==== Supplied data ====

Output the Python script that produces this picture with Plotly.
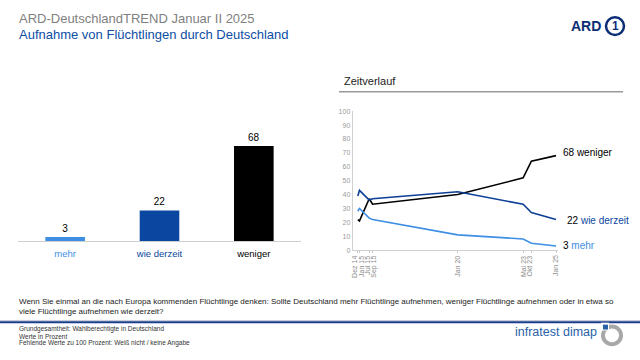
import plotly.graph_objects as go
import pandas as pd

# ---- data ----
bar_categories = ["mehr", "wie derzeit", "weniger"]
bar_values = [3, 22, 68]

trend_dates = ["2014-12-01", "2015-01-01", "2015-07-01", "2015-09-01",
               "2020-01-01", "2023-05-01", "2023-10-01", "2025-01-01"]
trend_labels = ["Dez 14", "Jan 15", "Jul 15", "Sep 15", "Jan 20", "Mai 23", "Okt 23", "Jan 25"]
weniger = [22, 21, 37, 33, 40, 52, 64, 68]
wie_derzeit = [39, 43, 36, 37, 42, 33, 27, 22]
mehr = [28, 30, 23, 22, 11, 8, 5, 3]

# ---- style ----
FONT = "Liberation Sans, Arial, sans-serif"
C_MEHR = "#3d8ee4"
C_WIE = "#0b47a0"
C_WIE_LINE = "#0c3f95"
C_WEN = "#000000"
C_TITLE = "#0d4ea6"
W, H = 640, 360

def px(x):
    return x / W

def py(y):
    return 1 - y / H

fig = go.Figure()

# bar chart
fig.add_trace(go.Bar(
    x=bar_categories, y=bar_values,
    marker=dict(color=[C_MEHR, C_WIE, C_WEN], line=dict(width=0)),
    text=[str(v) for v in bar_values], textposition="outside",
    textfont=dict(size=10, color="#000", family=FONT),
    cliponaxis=False, width=0.42, xaxis="x", yaxis="y", showlegend=False,
))

# line chart
dates = pd.to_datetime(trend_dates)
series = [("weniger", weniger, C_WEN), ("wie derzeit", wie_derzeit, C_WIE_LINE), ("mehr", mehr, C_MEHR)]
for name, vals, col in series:
    fig.add_trace(go.Scatter(
        x=dates, y=vals, mode="lines", line=dict(color=col, width=1.6),
        xaxis="x2", yaxis="y2", showlegend=False, name=name, cliponaxis=False,
    ))

# date labels: close dates are grouped and spread side by side
groups = [[0, 1], [2, 3], [4], [5, 6], [7]]
SPREAD = 6.6
date_label_ann = []
for g in groups:
    mid = dates[g[0]] + (dates[g[-1]] - dates[g[0]]) / 2
    n = len(g)
    for k, i in enumerate(g):
        date_label_ann.append(dict(
            x=mid, y=py(254.5), xref="x2", yref="paper", xanchor="center", yanchor="top",
            xshift=(k - (n - 1) / 2) * SPREAD - 1, textangle=-90, showarrow=False,
            text=trend_labels[i], font=dict(size=7, color="#8c8c8c", family=FONT)))

col_span = {"mehr": C_MEHR, "wie derzeit": C_WIE, "weniger": "#000"}
bar_ticktext = [f'<span style="color:{col_span[c]}">{c}</span>' for c in bar_categories]

last = trend_dates[-1]
annotations = date_label_ann + [
    dict(x=last, y=weniger[-1], xref="x2", yref="y2", xanchor="left", yanchor="middle",
         xshift=5, yshift=3, showarrow=False, text=f"{weniger[-1]} weniger",
         font=dict(size=10, color="#000", family=FONT)),
    dict(x=last, y=wie_derzeit[-1], xref="x2", yref="y2", xanchor="left", yanchor="middle",
         xshift=9, yshift=-1, showarrow=False,
         text=f'{wie_derzeit[-1]} <span style="color:{C_WIE}">wie derzeit</span>',
         font=dict(size=10, color="#000", family=FONT)),
    dict(x=last, y=mehr[-1], xref="x2", yref="y2", xanchor="left", yanchor="middle",
         xshift=5, yshift=0, showarrow=False,
         text=f'{mehr[-1]} <span style="color:{C_MEHR}">mehr</span>',
         font=dict(size=10, color="#000", family=FONT)),
    # titles
    dict(x=px(17), y=py(15), xref="paper", yref="paper", xanchor="left", yanchor="middle",
         showarrow=False, text="ARD-DeutschlandTREND Januar II 2025",
         font=dict(size=13, color="#7f7f7f", family=FONT)),
    dict(x=px(17), y=py(31.5), xref="paper", yref="paper", xanchor="left", yanchor="middle",
         showarrow=False, text="Aufnahme von Flüchtlingen durch Deutschland",
         font=dict(size=13, color=C_TITLE, family=FONT)),
    dict(x=px(342), y=py(79), xref="paper", yref="paper", xanchor="left", yanchor="middle",
         showarrow=False, text="Zeitverlauf",
         font=dict(size=11, color="#222", family=FONT)),
    # ARD logo
    dict(x=px(603), y=py(22.5), xref="paper", yref="paper", xanchor="right", yanchor="middle",
         showarrow=False, text="<b>ARD</b>",
         font=dict(size=14, color="#0b2d75", family=FONT)),
    dict(x=px(615), y=py(22.5), xref="paper", yref="paper", xanchor="center", yanchor="middle",
         showarrow=False, text="<b>1</b>",
         font=dict(size=12, color="#0b2d75", family=FONT)),
    # question
    dict(x=px(17), y=py(303.5), xref="paper", yref="paper", xanchor="left", yanchor="middle",
         showarrow=False,
         text="Wenn Sie einmal an die nach Europa kommenden Flüchtlinge denken: Sollte Deutschland mehr Flüchtlinge aufnehmen, weniger Flüchtlinge aufnehmen oder in etwa so",
         font=dict(size=8, color="#222", family=FONT)),
    dict(x=px(17), y=py(313.5), xref="paper", yref="paper", xanchor="left", yanchor="middle",
         showarrow=False, text="viele Flüchtlinge aufnehmen wie derzeit?",
         font=dict(size=8, color="#222", family=FONT)),
    # footnotes
    dict(x=px(17), y=py(331.3), xref="paper", yref="paper", xanchor="left", yanchor="middle",
         showarrow=False, text="Grundgesamtheit: Wahlberechtigte in Deutschland",
         font=dict(size=6.5, color="#333", family=FONT)),
    dict(x=px(17), y=py(338.6), xref="paper", yref="paper", xanchor="left", yanchor="middle",
         showarrow=False, text="Werte in Prozent",
         font=dict(size=6.5, color="#333", family=FONT)),
    dict(x=px(17), y=py(345.9), xref="paper", yref="paper", xanchor="left", yanchor="middle",
         showarrow=False, text="Fehlende Werte zu 100 Prozent: Weiß nicht / keine Angabe",
         font=dict(size=6.5, color="#333", family=FONT)),
    # infratest dimap
    dict(x=px(599), y=py(334), xref="paper", yref="paper", xanchor="right", yanchor="middle",
         showarrow=False, text="infratest dimap",
         font=dict(size=12.5, color="#2a62a8", family=FONT)),
]

shapes = [
    # Zeitverlauf underline
    dict(type="line", xref="paper", yref="paper", x0=px(339), x1=px(623), y0=py(89.5), y1=py(89.5),
         line=dict(color="#9a9a9a", width=1.5)),
    # ARD logo ring
    dict(type="circle", xref="paper", yref="paper", x0=px(606), x1=px(624), y0=py(31.5), y1=py(13.5),
         line=dict(color="#0b2d75", width=2.5)),
    # bottom rule
    dict(type="line", xref="paper", yref="paper", x0=0, x1=1, y0=py(323), y1=py(323),
         line=dict(color="#b9c0cc", width=1)),
    dict(type="line", xref="paper", yref="paper", x0=0, x1=1, y0=py(324.5), y1=py(324.5),
         line=dict(color="#1b3c8c", width=2)),
    # infratest logo
    dict(type="circle", xref="paper", yref="paper", x0=px(603), x1=px(621), y0=py(347), y1=py(329),
         line=dict(color="#a8a8a8", width=4)),
    dict(type="rect", xref="paper", yref="paper", x0=px(601), x1=px(609), y0=py(333), y1=py(325),
         fillcolor="#ffffff", line=dict(width=0)),
    dict(type="rect", xref="paper", yref="paper", x0=px(603), x1=px(608), y0=py(332), y1=py(327),
         fillcolor="#2a62a8", line=dict(width=0)),
]

fig.update_layout(
    width=W, height=H, margin=dict(l=0, r=0, t=0, b=0),
    paper_bgcolor="white", plot_bgcolor="white",
    font=dict(family=FONT),
    bargap=0.58,
    xaxis=dict(domain=[px(18), px(301)], showline=True, linecolor="#cfcfcf", linewidth=1.2,
               ticks="", tickvals=bar_categories, ticktext=bar_ticktext, ticklabelstandoff=3,
               tickfont=dict(size=9.5, family=FONT), showgrid=False, zeroline=False, fixedrange=True),
    yaxis=dict(domain=[py(242), py(99)], range=[0, 100], visible=False, fixedrange=True),
    xaxis2=dict(domain=[px(352.7), px(558)], type="date",
                range=["2014-08-28", "2025-02-07"], anchor="y2",
                showline=True, linecolor="#d0d0d0", linewidth=1,
                tickvals=dates, ticktext=[""] * len(dates),
                ticks="outside", ticklen=2, tickcolor="#c8c8c8",
                showgrid=False, zeroline=False),
    yaxis2=dict(domain=[py(251), py(109.3)], range=[0, 100], dtick=10, anchor="x2",
                showline=True, linecolor="#d0d0d0", linewidth=1, ticks="",
                tickfont=dict(size=7, color="#9a9a9a", family=FONT),
                showgrid=False, zeroline=False),
    annotations=annotations, shapes=shapes,
)

fig.write_html("out.html", config={"displayModeBar": False},
               post_script="document.body.style.margin='0';")
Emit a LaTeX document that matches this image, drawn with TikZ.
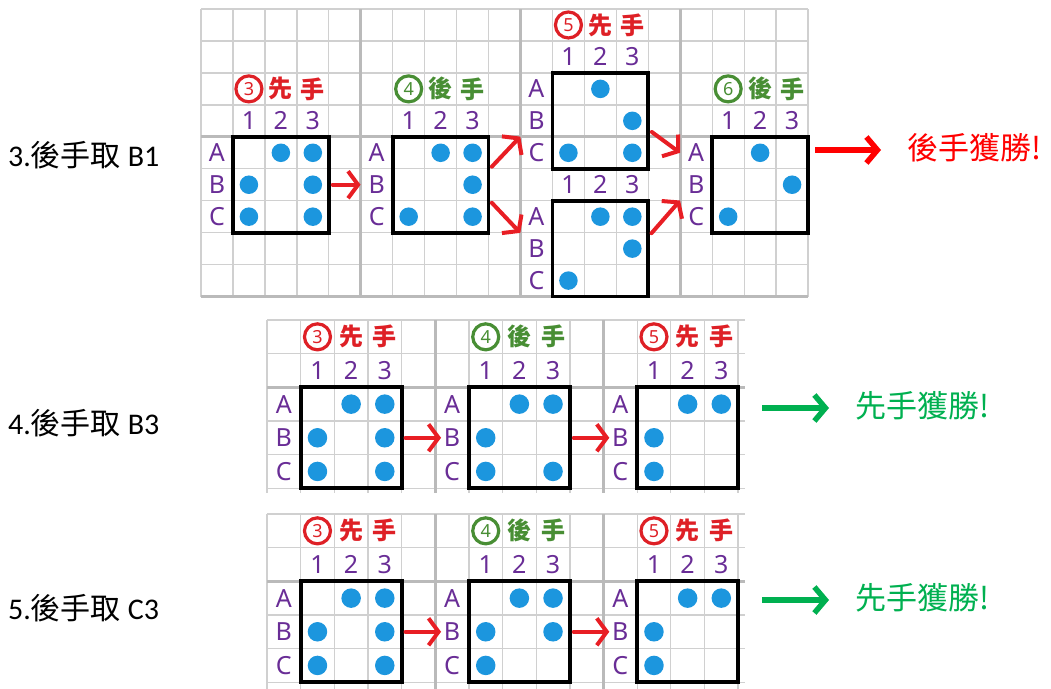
\documentclass[tikz,border=0pt]{standalone}
\usepackage{fontspec}
\setmainfont{Carlito}
\newfontfamily\cjk{Noto Sans CJK TC}
\newfontfamily\hand{Noto Sans}
\usepackage{xcolor}
\usetikzlibrary{arrows.meta, calc, positioning}

\definecolor{gridgray}{RGB}{208,208,208}
\definecolor{gridthick}{RGB}{186,186,186}
\definecolor{stoneblue}{RGB}{28,150,222}
\definecolor{labpurple}{RGB}{105,45,150}
\definecolor{firstred}{RGB}{222,32,38}
\definecolor{secondgreen}{RGB}{72,142,52}
\definecolor{movered}{RGB}{232,30,36}
\definecolor{winred}{RGB}{255,0,0}
\definecolor{wingreen}{RGB}{0,176,80}

\tikzset{
  thin grid/.style={draw=gridgray, line width=1.3pt},
  thick grid/.style={draw=gridthick, line width=3pt},
  board/.style={draw=black, line width=3.8pt, minimum size=3*\cellsz, inner sep=0pt},
  lab/.style={text=labpurple, font=\hand\fontsize{25}{25}\selectfont, minimum size=\cellsz, inner sep=0pt},
  stone/.style={fill=stoneblue},
  numring/.style={draw=#1, text=#1, circle, line width=3.2pt, minimum size=26pt, inner sep=0pt,
    font=\hand\bfseries\fontsize{18}{18}\selectfont},
  turnword/.style={text=#1, font=\cjk\bfseries\fontsize{24}{24}\selectfont, inner sep=0pt},
  movearrow/.style={draw=movered, line width=4pt, line cap=round, shorten <=2pt,
    -{Straight Barb[length=10pt, width=27pt]}},
  result/.style={draw=#1, line width=5.5pt, -{Straight Barb[length=11pt, width=26pt]}},
  caption/.style={anchor=west, font=\fontsize{30}{30}\selectfont, inner sep=0pt},
  verdict/.style={text=#1, anchor=west, font=\cjk\fontsize{31}{31}\selectfont, inner sep=0pt},
}

% header over a board: name, column, row, digit, colour, two characters
\newcommand{\turnhead}[7]{
  \node[numring=#5] (#1-n) at (#2+1.5, #3+0.5) {#4};
  \node[turnword=#5] (#1-w) at (#2+2.5, #3+0.5) {#6};
  \node[turnword=#5] (#1-h) at (#2+3.5, #3+0.5) {#7};
}
% board: name, label column, header row, stones as column/row
\newcommand{\gameboard}[4]{
  \node[board] (#1) at (#2+2.5, #3+3.5) {};
  \node[lab] (#1-1) at (#2+1.5, #3+1.5) {1};
  \node[lab] (#1-2) at (#2+2.5, #3+1.5) {2};
  \node[lab] (#1-3) at (#2+3.5, #3+1.5) {3};
  \node[lab] (#1-A) at (#2+0.5, #3+2.5) {A};
  \node[lab] (#1-B) at (#2+0.5, #3+3.5) {B};
  \node[lab] (#1-C) at (#2+0.5, #3+4.5) {C};
  \foreach \c/\r in {#4}
    \fill[stone] (#2+\c+0.5, #3+\r+1.5) circle[radius=0.29];
}

\begin{document}
\begin{tikzpicture}[x=1pt, y=-1pt]
  \useasboundingbox (0,0) rectangle (1051,688);

  % case 3
  \node[caption] (cap3) at (8,155) {3.{\cjk 後手取} B1};
  \begin{scope}[shift={(201,9)}, x=31.95pt, y=-31.95pt]
    \def\cellsz{31.95pt}
    \foreach \gx in {0,...,19} \draw[thin grid] (\gx,0) -- (\gx,9);
    \foreach \gy in {0,...,9} \draw[thin grid] (0,\gy) -- (19,\gy);
    \foreach \gx in {5,10,15} \draw[thick grid] (\gx,0) -- (\gx,9);
    \foreach \gy in {4,9} \draw[thick grid] (0,\gy) -- (19,\gy);

    \turnhead{t1}{0}{2}{3}{firstred}{先}{手}
    \gameboard{t1}{0}{2}{2/1,3/1,1/2,3/2,1/3,3/3}
    \turnhead{t2}{5}{2}{4}{secondgreen}{後}{手}
    \gameboard{t2}{5}{2}{2/1,3/1,3/2,1/3,3/3}
    \turnhead{t3a}{10}{0}{5}{firstred}{先}{手}
    \gameboard{t3a}{10}{0}{2/1,3/2,1/3,3/3}
    \gameboard{t3b}{10}{4}{2/1,3/1,3/2,1/3}
    \turnhead{t4}{15}{2}{6}{secondgreen}{後}{手}
    \gameboard{t4}{15}{2}{2/1,3/2,1/3}

    \draw[movearrow] (t1.east) -- (t2-B.west);
    \draw[movearrow] ($(t2.north east)!1/3!(t2.south east)$) -- (t3a-C.north west);
    \draw[movearrow] ($(t2.north east)!2/3!(t2.south east)$) -- (t3b-A.south west);
    \draw[movearrow] ($(t3a.north east)!0.6!(t3a.south east)$) -- (t4-A.west);
    \draw[movearrow] ($(t3b.north east)!0.36!(t3b.south east)$) -- (t4-C.north west);
  \end{scope}
  \node[verdict=winred] (v3) at (907,148) {後手獲勝!};
  \coordinate (v3-tail) at (815,150);
  \draw[result=winred, shorten >=26pt] (v3-tail) -- (v3-tail -| v3.west);

  % case 4
  \node[caption] (cap4) at (8,423) {4.{\cjk 後手取} B3};
  \begin{scope}[shift={(267,320)}, x=33.65pt, y=-33.65pt]
    \def\cellsz{33.65pt}
    \foreach \gx in {0,...,14} \draw[thin grid] (\gx,0) -- (\gx,5.15);
    \foreach \gy in {0,...,5} \draw[thin grid] (0,\gy) -- (14.2,\gy);
    \foreach \gx in {5,10} \draw[thick grid] (\gx,0) -- (\gx,5.15);
    \draw[thick grid] (0,2) -- (14.2,2);

    \turnhead{m1}{0}{0}{3}{firstred}{先}{手}
    \gameboard{m1}{0}{0}{2/1,3/1,1/2,3/2,1/3,3/3}
    \turnhead{m2}{5}{0}{4}{secondgreen}{後}{手}
    \gameboard{m2}{5}{0}{2/1,3/1,1/2,1/3,3/3}
    \turnhead{m3}{10}{0}{5}{firstred}{先}{手}
    \gameboard{m3}{10}{0}{2/1,3/1,1/2,1/3}

    \draw[movearrow, shorten >=-6pt] (m1.east) -- (m2-B.west);
    \draw[movearrow, shorten >=-6pt] (m2.east) -- (m3-B.west);
  \end{scope}
  \node[verdict=wingreen] (v4) at (855,406) {先手獲勝!};
  \coordinate (v4-tail) at (762,408);
  \draw[result=wingreen, shorten >=26pt] (v4-tail) -- (v4-tail -| v4.west);

  % case 5
  \node[caption] (cap5) at (8,608) {5.{\cjk 後手取} C3};
  \begin{scope}[shift={(267,514)}, x=33.65pt, y=-33.65pt]
    \def\cellsz{33.65pt}
    \foreach \gx in {0,...,14} \draw[thin grid] (\gx,0) -- (\gx,5.2);
    \foreach \gy in {0,...,5} \draw[thin grid] (0,\gy) -- (14.2,\gy);
    \foreach \gx in {5,10} \draw[thick grid] (\gx,0) -- (\gx,5.2);
    \draw[thick grid] (0,2) -- (14.2,2);

    \turnhead{b1}{0}{0}{3}{firstred}{先}{手}
    \gameboard{b1}{0}{0}{2/1,3/1,1/2,3/2,1/3,3/3}
    \turnhead{b2}{5}{0}{4}{secondgreen}{後}{手}
    \gameboard{b2}{5}{0}{2/1,3/1,1/2,3/2,1/3}
    \turnhead{b3}{10}{0}{5}{firstred}{先}{手}
    \gameboard{b3}{10}{0}{2/1,3/1,1/2,1/3}

    \draw[movearrow, shorten >=-6pt] (b1.east) -- (b2-B.west);
    \draw[movearrow, shorten >=-6pt] (b2.east) -- (b3-B.west);
  \end{scope}
  \node[verdict=wingreen] (v5) at (855,598) {先手獲勝!};
  \coordinate (v5-tail) at (762,600);
  \draw[result=wingreen, shorten >=26pt] (v5-tail) -- (v5-tail -| v5.west);
\end{tikzpicture}
\end{document}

====

Task prompt » Gather each line of the records holding the string "with".

Output »
Output the Python script that produces this picture with Plotly.
Emit a LaTeX document that matches this image, drawn with TikZ.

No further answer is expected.